Because it’s all built on Windows. If you’re not using PowerShell to build up and configure your Windows machines you’re doing it wrong.

Why Jenkins?

I know the product well (always good to stick with known, knowns) and it really is a great tool with good online support. It enables scheduling of jobs that can run virtually anything, it can build software, chain jobs together in pipelines and it has a ton of plugins too. Sure it’s a Java tool but only an idiot would assume you can only look for answers in the Microsoft world.

The end result

After a month of solid scripting and testing I had created enough PowerShell scripts and functions that enabled me to do the following with the instances in my VPC all controlled through Jenkins using the metadata tags

  • Startup and Shutdown of instances
    • Core on all the time, DevInfra on 20 hours per day, TestInfra on 16 hours a day
  • Snapshots – Core and DevInfra snapshots are created every day
  • S3 Database Backups – All my database full backups that ran every night were copied to S3
  • Redundancy – New snapshots created were also copied over to the US West Region every night
  • Environment rebuilds – Cloud Formation scripts ran every night to rebuild the test environments so we had a totally clean machine to deploy to daily
  • AWS Cleanup - I created jobs to clean up S3 and instance snapshots once they got older than a couple of weeks

The best part about this solution was that if we added new instances we just tagged them appropriately and then all the maintenance of the startup, shutdown, snapshotting took care of itself. Matter of fact I stopped looking at it after a couple of months as it all ran like clockwork.

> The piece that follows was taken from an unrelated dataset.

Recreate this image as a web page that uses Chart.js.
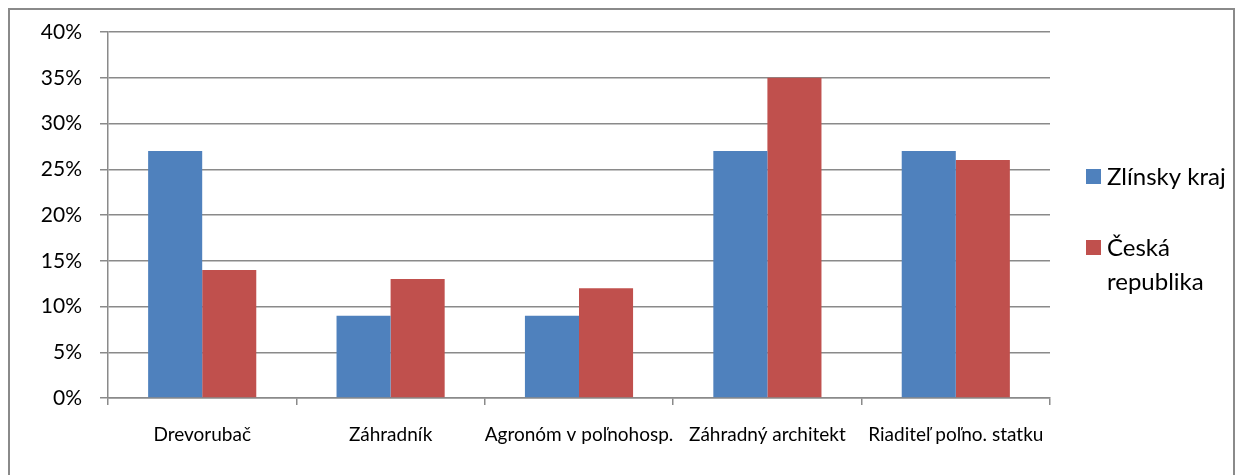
<!DOCTYPE html>
<html>
<head>
<meta charset="utf-8">
<script src="https://cdn.jsdelivr.net/npm/chart.js@4"></script>
<style>
  html, body { margin: 0; padding: 0; background: #fff; }
  #wrap { position: relative; width: 1239px; height: 475px; overflow: hidden; }
  #frame { position: absolute; left: 8px; top: 8px; width: 1227px; height: 520px;
           border: 2px solid #8a8a8a; box-sizing: border-box; pointer-events: none; }
  canvas { position: absolute; left: 0; top: 0; }
</style>
</head>
<body>
<div id="wrap">
  <canvas id="chart" width="1239" height="475"></canvas>
  <div id="frame"></div>
</div>
<script>
// data
var categories = ['Drevorubač', 'Záhradník', 'Agronóm v poľnohosp.', 'Záhradný architekt', 'Riaditeľ poľno. statku'];
var seriesNames = ['Zlínsky kraj', 'Česká republika'];
var zlinskyKraj = [27, 9, 9, 27, 27];
var ceskaRepublika = [14, 13, 12, 35, 26];

var gridColor = '#8a8a8a';
var fontFam = 'Lato, "Open Sans", sans-serif';

// legend drawn on the right, with word wrap like the original
const sideLegend = {
    id: 'sideLegend',
    afterDraw(chart) {
        const ctx = chart.ctx;
        ctx.save();
        ctx.font = '24px ' + fontFam;
        ctx.textBaseline = 'middle';
        var x = 1086, y = 176, lh = 34, maxW = 128;
        chart.data.datasets.forEach(function (ds) {
            var words = ds.label.split(' ');
            var lines = [], cur = '';
            words.forEach(function (w) {
                var t = cur ? cur + ' ' + w : w;
                if (cur && ctx.measureText(t).width > maxW) { lines.push(cur); cur = w; }
                else cur = t;
            });
            lines.push(cur);
            ctx.fillStyle = ds.backgroundColor;
            ctx.fillRect(x, y - 7, 15, 15);
            ctx.fillStyle = '#000';
            lines.forEach(function (l, i) {
                ctx.fillText(l, x + 21, y + 1 + i * lh);
            });
            y += lines.length * lh + 37;
        });
        ctx.restore();
    }
};

const ctx = document.getElementById('chart').getContext('2d');
const chart = new Chart(ctx, {
    type: 'bar',
    data: {
        labels: categories,
        datasets: [
            {
                label: seriesNames[0],
                data: zlinskyKraj,
                backgroundColor: '#4F81BD',
                borderWidth: 0,
            },
            {
                label: seriesNames[1],
                data: ceskaRepublika,
                backgroundColor: '#C0504D',
                borderWidth: 0,
            },
        ],
    },
    options: {
        responsive: false,
        animation: false,
        layout: {
            padding: { left: 8, right: 189, top: 32, bottom: 0 }
        },
        datasets: {
            bar: { barPercentage: 1.0, categoryPercentage: 0.574 }
        },
        plugins: {
            legend: { display: false },
            tooltip: { enabled: false }
        },
        scales: {
            x: {
                afterFit: function (s) { s.height = 77; },
                grid: {
                    offset: true,
                    drawOnChartArea: false,
                    drawTicks: true,
                    tickLength: 7,
                    color: gridColor,
                    lineWidth: 1.5
                },
                border: { color: gridColor, width: 1.5 },
                ticks: {
                    color: '#000',
                    font: { family: fontFam, size: 19 },
                    padding: 18,
                    maxRotation: 0,
                    autoSkip: false
                }
            },
            y: {
                min: 0,
                max: 40,
                afterFit: function (s) { s.width = 100; },
                grid: {
                    color: gridColor,
                    lineWidth: 1.5,
                    tickLength: 8
                },
                border: { color: gridColor, width: 1.5 },
                ticks: {
                    stepSize: 5,
                    color: '#000',
                    font: { family: fontFam, size: 21 },
                    padding: 18,
                    callback: function (v) { return v + '%'; }
                }
            }
        }
    },
    plugins: [sideLegend]
});
</script>
</body>
</html>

We even got really clever with it such as shutting down TFS Build Agents when the amount of queued builds was low through polling the TFS API services and then starting them back up when the builds queued up and so on. We also extended Jenkins to do software builds for the purpose of running Sonar over the top of them and then also to create deployment pipelines so that the testers could self-serve their own environments.

Couple of things I learned along the way

CloudFormation can be a pain in the butt for Windows, when it works for you it’s beers all round, when it doesn’t you’ll be swearing long and hard into the night getting that goddamn, effing server to join the friggin domain! And yeah if you’re using SharePoint don’t use it. Matter of fact find the guy that recommended this as part of the technical solution and slap them, it’s a horrendously painful and complicated product to set up and it does not play nice with CloudFormation or re-attaching volumes from snapshots either. SharePoint – I hate it. There I said it.

Conclusion

Using AWS for your dev and testing is an absolute win over the more traditional methods (physical servers - arrgh!, VMWare - Hosts forever running out of capacity).

Sure it will take time and investment in your DevOps staff to plan for and use it appropriately (show me a new infrastructure technology that doesn't need it), but the payoff in being able to completely automate your environments, increase/decrease resources as you need, scale up instances (such as your build servers when they are starting to run hard) and the lower TCO is impossible to ignore. Best of all once you have done it once, and done it properly, you can reuse a lot of what you created for other projects and clients.